The first blockchain using smart contracts was Ethereum. As of late 2016, it is not yet considered fit for business-critical applications. There are some inconsistencies in the Solidity compiler which may provide openings for attacks. But the main issue is the level of testing and validation required before a smart contract, which may have the ability to transfer significant assets without recourse, is set loose on a blockchain. Most programmers are not used to such rigorous levels of testing and validation, and best practices are still being developed.

Another significant issue with Ethereum smart contracts is that they are visible by all, which will not be acceptable to many business users. It also means the virtual collapse of any fee model. If a useful program is deployed, with a built-in fee to pay the developer, another developer (anonymous if necessary) can just take the program and set a lower fee, or remove it entirely.

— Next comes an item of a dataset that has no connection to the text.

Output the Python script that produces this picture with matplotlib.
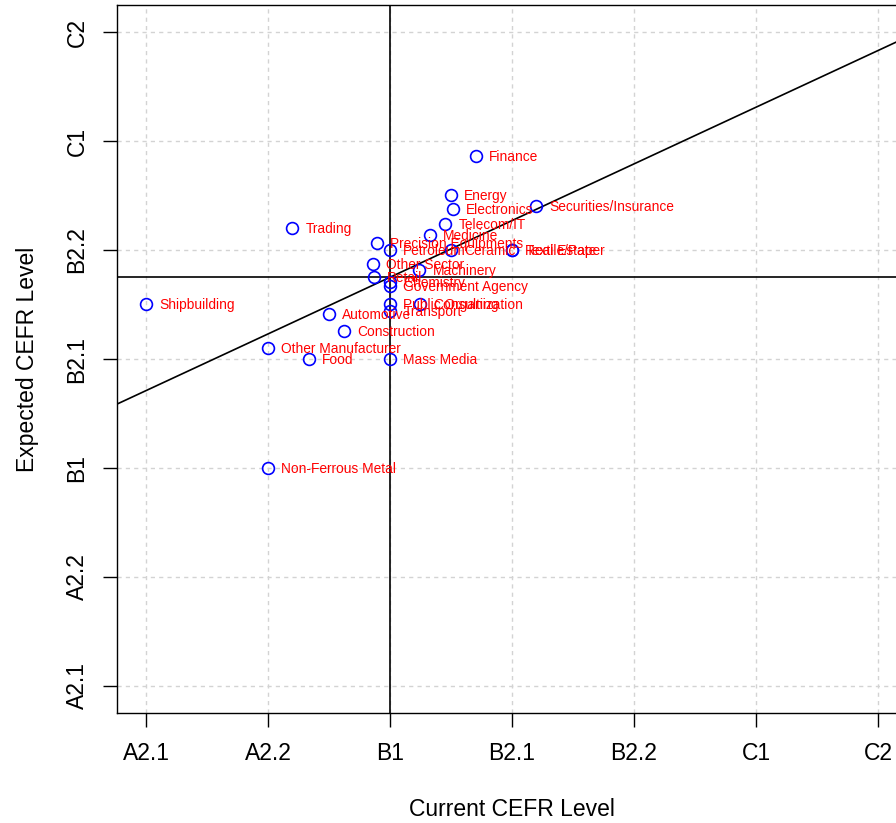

A solution where the source code, or at least parts of it, can only be seen by certain parties seems almost mandatory. Auditors will then be needed to certify that the hidden code works as designed. An alternative is for processing off-chain, with only certain critical actions requiring public scrutiny done on-chain.


The question of coins occurs in the context of public or semi-public blockchains. While there must of course be an incentive to participate in the validation, having a blockchain-specific coin is but one of several options.

In any event, it does not appear to make any sense to link the remuneration of the validators to the equity value of the blockchain itself, as is currently the case in Bitcoin and Ethereum. Another influence of Bitcoin design that will fade over time.

It is true that if a "coin" goes up sharply in value, validators will likely reduce fees because of competitive pressure. But this may not be enough of an argument for potential business users.

That said, it might be a good idea of having an internal currency in which validators get paid, because that gives the system some flexibility. What is meant by this is that if costs of computing and storage goes down, the value of an internal "validation currency" could be adjusted downwards over time. On the other hand, it could also be adjusted upwards to attract more validators if necessary.

In general, the discussion about coins should be replaced by a discussion about the business model and the interaction between the various parties:

  • blockchain owners (all kind of possible models)
  • blockchain validators (generally need to get paid on an ongoing basis, unless they are also the blockchain owners)
  • blockchain users (generally pay-as-you-go)

When to use blockchains

The two questions to ask are the the following:

1) is there a critical reliance on a database that holds certain information that is key to the project, and on which all users must be in agreement at all times (a typical example being financial information)?

2) is there reluctance to entrust one single entity with the management of that database?

If the answers to these questions are "yes", then the use of blockchain / distributed ledger technology may make sense.